## Data shown:

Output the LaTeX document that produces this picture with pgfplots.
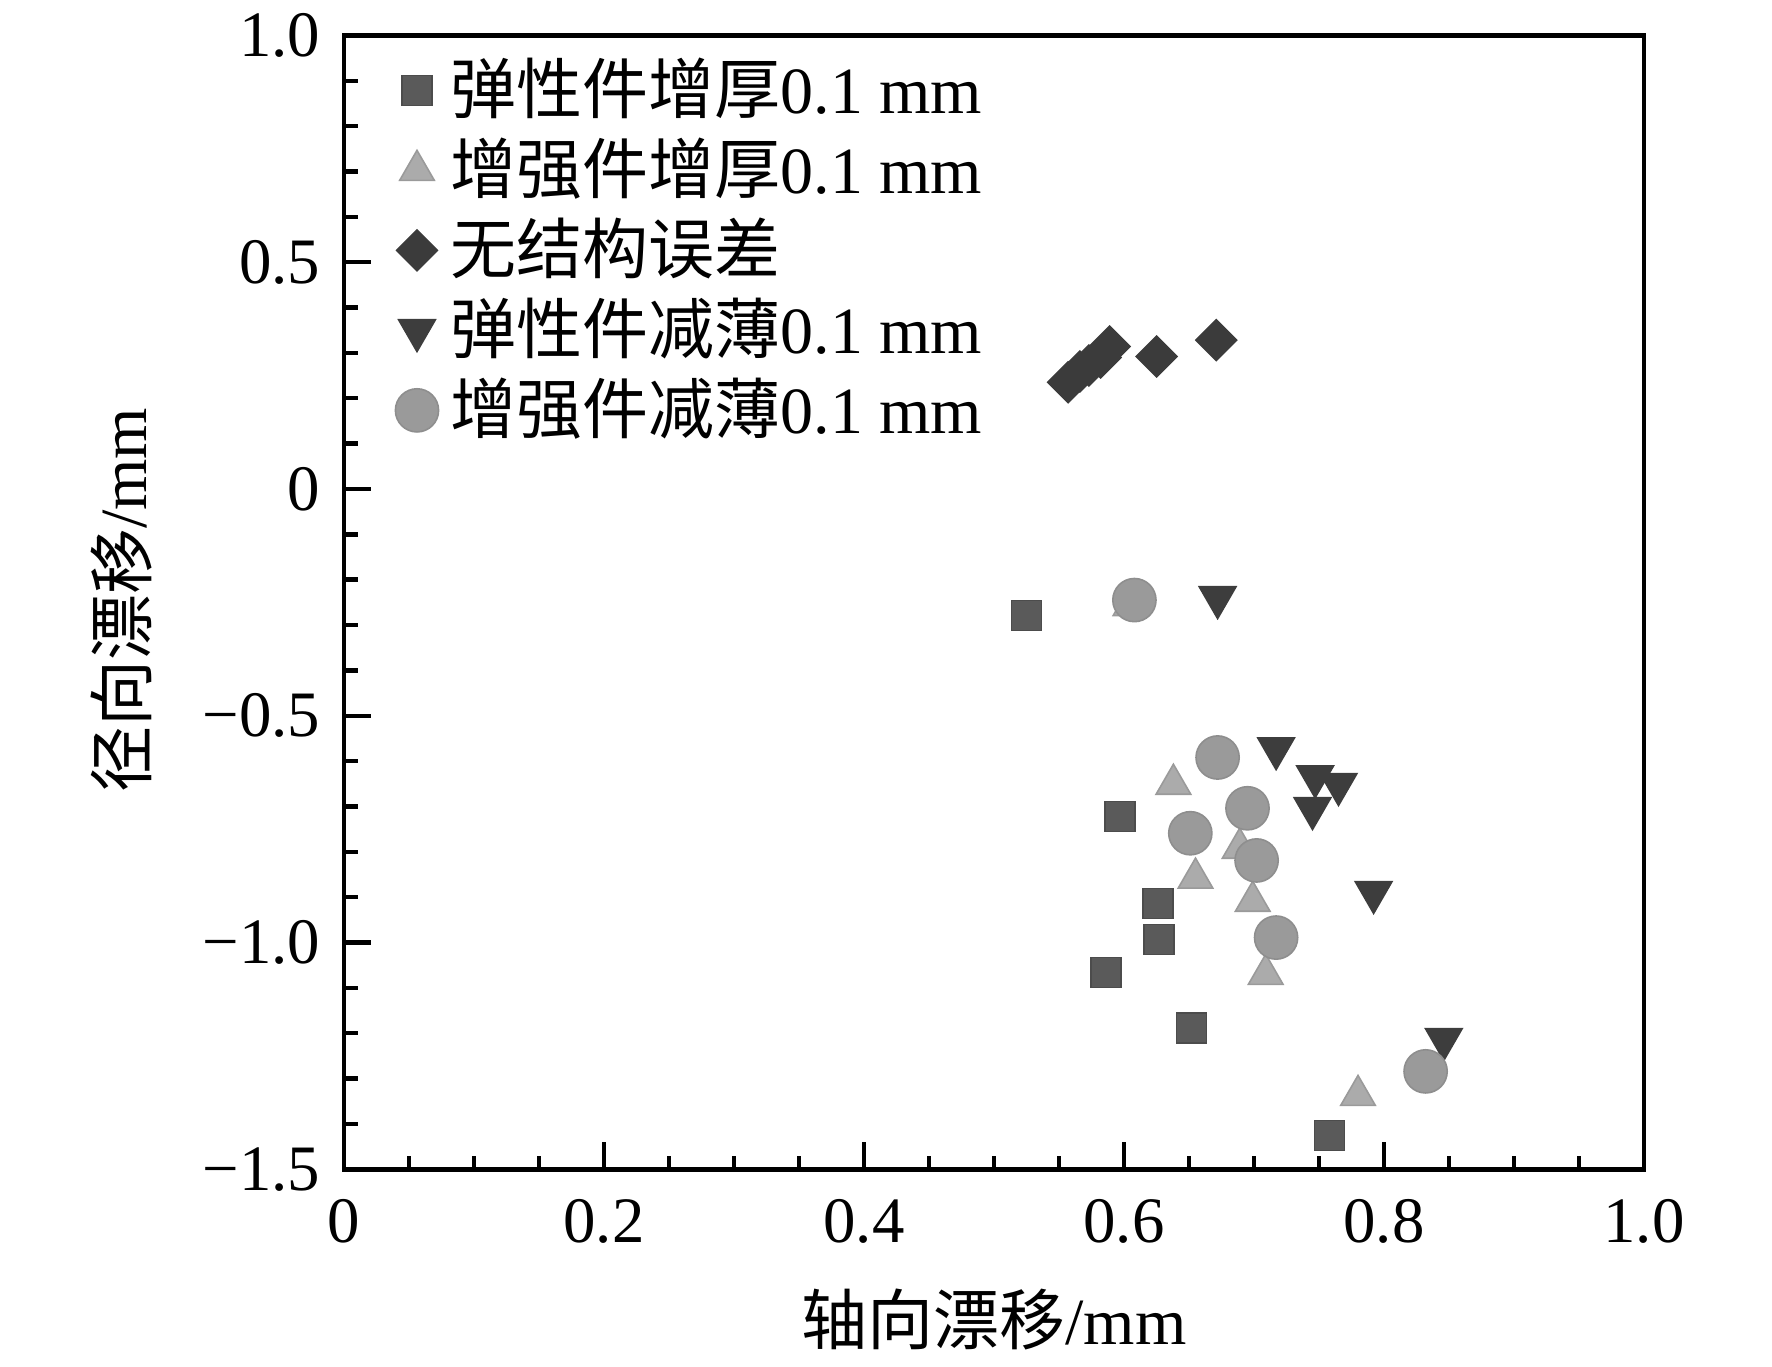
\documentclass[border=0pt]{standalone}
\usepackage{fontspec}
\setmainfont{Liberation Serif}
\newfontfamily\cjk{Noto Sans CJK SC}
\usepackage{pgfplots}
\pgfplotsset{compat=1.18}
\definecolor{csq}{HTML}{5A5A5A}
\definecolor{ctri}{HTML}{ABABAB}
\definecolor{cdia}{HTML}{3B3B3B}
\definecolor{cdown}{HTML}{3D3D3D}
\definecolor{ccir}{HTML}{9A9A9A}
\begin{document}
\begin{tikzpicture}
\begin{axis}[
  at={(0,0)}, anchor=south west,
  scale only axis, width=325pt, height=283.5pt,
  xmin=0, xmax=1, ymin=-1.5, ymax=1,
  axis line style={line width=1.1pt},
  tick style={black, line width=1.1pt},
  tick align=inside,
  xtick pos=bottom, ytick pos=left,
  xtick={0,0.2,0.4,0.6,0.8,1},
  xticklabels={0,0.2,0.4,0.6,0.8,1.0},
  minor x tick num=3,
  ytick={-1.5,-1,-0.5,0,0.5,1},
  yticklabels={−1.5,−1.0,−0.5,0,0.5,1.0},
  minor y tick num=4,
  major tick length=6.75pt, minor tick length=3.4pt,
  /pgf/number format/assume math mode=true,
  tick label style={font=\fontsize{16.2}{19}\selectfont},
  yticklabel style={xshift=-2.4pt},
  xticklabel style={yshift=-3.9pt},
  xlabel={{\cjk 轴向漂移}/mm},
  ylabel={{\cjk 径向漂移}/mm},
  label style={font=\fontsize{16.5}{19}\selectfont},
  xlabel style={at={(axis description cs:0.5,-0.132)}, anchor=center},
  ylabel style={at={(axis description cs:-0.1715,0.5018)}, anchor=center},
  legend cell align=left,
  legend image code/.code={\draw[mark repeat=2,mark phase=2,#1] plot coordinates {(0pt,1.1pt)(4pt,1.1pt)(8pt,1.1pt)};},
  legend style={at={(axis description cs:0,1)}, anchor=north west,
    xshift=12.85pt, yshift=-7.1pt, draw=none, fill=none,
    inner sep=0pt, outer sep=0pt, row sep=4.5pt, column sep=3pt,
    font=\fontsize{16.5}{19}\selectfont,
    nodes={inner sep=0pt, text height=12.5pt, text depth=3pt}},
]
\addplot[only marks, mark=square*, mark size=3.75pt,
  mark options={fill=csq, draw=csq!85!black, line width=0.4pt}]
  coordinates {(0.525,-0.279) (0.597,-0.722) (0.626,-0.914) (0.627,-0.993)
               (0.586,-1.066) (0.652,-1.189) (0.758,-1.425)};
\addlegendentry{{\cjk 弹性件增厚}0.1 mm}
\addplot[only marks, mark=triangle*, mark size=5pt,
  mark options={fill=ctri, draw=ctri!90!black, line width=0.4pt}]
  coordinates {(0.605,-0.257) (0.638,-0.651) (0.689,-0.792) (0.655,-0.858)
               (0.699,-0.909) (0.709,-1.070) (0.780,-1.337)};
\addlegendentry{{\cjk 增强件增厚}0.1 mm}
\addplot[only marks, mark=square*, mark size=3.6pt,
  mark options={rotate=45, fill=cdia, draw=cdia, line width=0.4pt}]
  coordinates {(0.557,0.235) (0.566,0.259) (0.573,0.272) (0.582,0.290)
               (0.589,0.314) (0.625,0.292) (0.671,0.328)};
\addlegendentry{{\cjk 无结构误差}}
\addplot[only marks, mark=triangle*, mark size=5.3pt,
  mark options={rotate=180, fill=cdown, draw=cdown, line width=0.4pt}]
  coordinates {(0.672,-0.239) (0.717,-0.572) (0.747,-0.634) (0.765,-0.651)
               (0.745,-0.704) (0.792,-0.889) (0.846,-1.213)};
\addlegendentry{{\cjk 弹性件减薄}0.1 mm}
\addplot[only marks, mark=*, mark size=5.4pt,
  mark options={fill=ccir, draw=ccir!92!black, line width=0.4pt}]
  coordinates {(0.608,-0.245) (0.672,-0.592) (0.695,-0.704) (0.651,-0.759)
               (0.702,-0.819) (0.717,-0.989) (0.832,-1.284)};
\addlegendentry{{\cjk 增强件减薄}0.1 mm}
\end{axis}
\path[use as bounding box] (-86pt,-49.25pt) rectangle (357pt,291.75pt);
\end{tikzpicture}
\end{document}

## Exercise directions:
Transcribe the listing in full and omit the pictures.

## Full solution:
Output the LaTeX document that produces this picture with pgfplots.
\documentclass[border=0pt]{standalone}
\usepackage{fontspec}
\setmainfont{Liberation Serif}
\newfontfamily\cjk{Noto Sans CJK SC}
\usepackage{pgfplots}
\pgfplotsset{compat=1.18}
\definecolor{csq}{HTML}{5A5A5A}
\definecolor{ctri}{HTML}{ABABAB}
\definecolor{cdia}{HTML}{3B3B3B}
\definecolor{cdown}{HTML}{3D3D3D}
\definecolor{ccir}{HTML}{9A9A9A}
\begin{document}
\begin{tikzpicture}
\begin{axis}[
  at={(0,0)}, anchor=south west,
  scale only axis, width=325pt, height=283.5pt,
  xmin=0, xmax=1, ymin=-1.5, ymax=1,
  axis line style={line width=1.1pt},
  tick style={black, line width=1.1pt},
  tick align=inside,
  xtick pos=bottom, ytick pos=left,
  xtick={0,0.2,0.4,0.6,0.8,1},
  xticklabels={0,0.2,0.4,0.6,0.8,1.0},
  minor x tick num=3,
  ytick={-1.5,-1,-0.5,0,0.5,1},
  yticklabels={−1.5,−1.0,−0.5,0,0.5,1.0},
  minor y tick num=4,
  major tick length=6.75pt, minor tick length=3.4pt,
  /pgf/number format/assume math mode=true,
  tick label style={font=\fontsize{16.2}{19}\selectfont},
  yticklabel style={xshift=-2.4pt},
  xticklabel style={yshift=-3.9pt},
  xlabel={{\cjk 轴向漂移}/mm},
  ylabel={{\cjk 径向漂移}/mm},
  label style={font=\fontsize{16.5}{19}\selectfont},
  xlabel style={at={(axis description cs:0.5,-0.132)}, anchor=center},
  ylabel style={at={(axis description cs:-0.1715,0.5018)}, anchor=center},
  legend cell align=left,
  legend image code/.code={\draw[mark repeat=2,mark phase=2,#1] plot coordinates {(0pt,1.1pt)(4pt,1.1pt)(8pt,1.1pt)};},
  legend style={at={(axis description cs:0,1)}, anchor=north west,
    xshift=12.85pt, yshift=-7.1pt, draw=none, fill=none,
    inner sep=0pt, outer sep=0pt, row sep=4.5pt, column sep=3pt,
    font=\fontsize{16.5}{19}\selectfont,
    nodes={inner sep=0pt, text height=12.5pt, text depth=3pt}},
]
\addplot[only marks, mark=square*, mark size=3.75pt,
  mark options={fill=csq, draw=csq!85!black, line width=0.4pt}]
  coordinates {(0.525,-0.279) (0.597,-0.722) (0.626,-0.914) (0.627,-0.993)
               (0.586,-1.066) (0.652,-1.189) (0.758,-1.425)};
\addlegendentry{{\cjk 弹性件增厚}0.1 mm}
\addplot[only marks, mark=triangle*, mark size=5pt,
  mark options={fill=ctri, draw=ctri!90!black, line width=0.4pt}]
  coordinates {(0.605,-0.257) (0.638,-0.651) (0.689,-0.792) (0.655,-0.858)
               (0.699,-0.909) (0.709,-1.070) (0.780,-1.337)};
\addlegendentry{{\cjk 增强件增厚}0.1 mm}
\addplot[only marks, mark=square*, mark size=3.6pt,
  mark options={rotate=45, fill=cdia, draw=cdia, line width=0.4pt}]
  coordinates {(0.557,0.235) (0.566,0.259) (0.573,0.272) (0.582,0.290)
               (0.589,0.314) (0.625,0.292) (0.671,0.328)};
\addlegendentry{{\cjk 无结构误差}}
\addplot[only marks, mark=triangle*, mark size=5.3pt,
  mark options={rotate=180, fill=cdown, draw=cdown, line width=0.4pt}]
  coordinates {(0.672,-0.239) (0.717,-0.572) (0.747,-0.634) (0.765,-0.651)
               (0.745,-0.704) (0.792,-0.889) (0.846,-1.213)};
\addlegendentry{{\cjk 弹性件减薄}0.1 mm}
\addplot[only marks, mark=*, mark size=5.4pt,
  mark options={fill=ccir, draw=ccir!92!black, line width=0.4pt}]
  coordinates {(0.608,-0.245) (0.672,-0.592) (0.695,-0.704) (0.651,-0.759)
               (0.702,-0.819) (0.717,-0.989) (0.832,-1.284)};
\addlegendentry{{\cjk 增强件减薄}0.1 mm}
\end{axis}
\path[use as bounding box] (-86pt,-49.25pt) rectangle (357pt,291.75pt);
\end{tikzpicture}
\end{document}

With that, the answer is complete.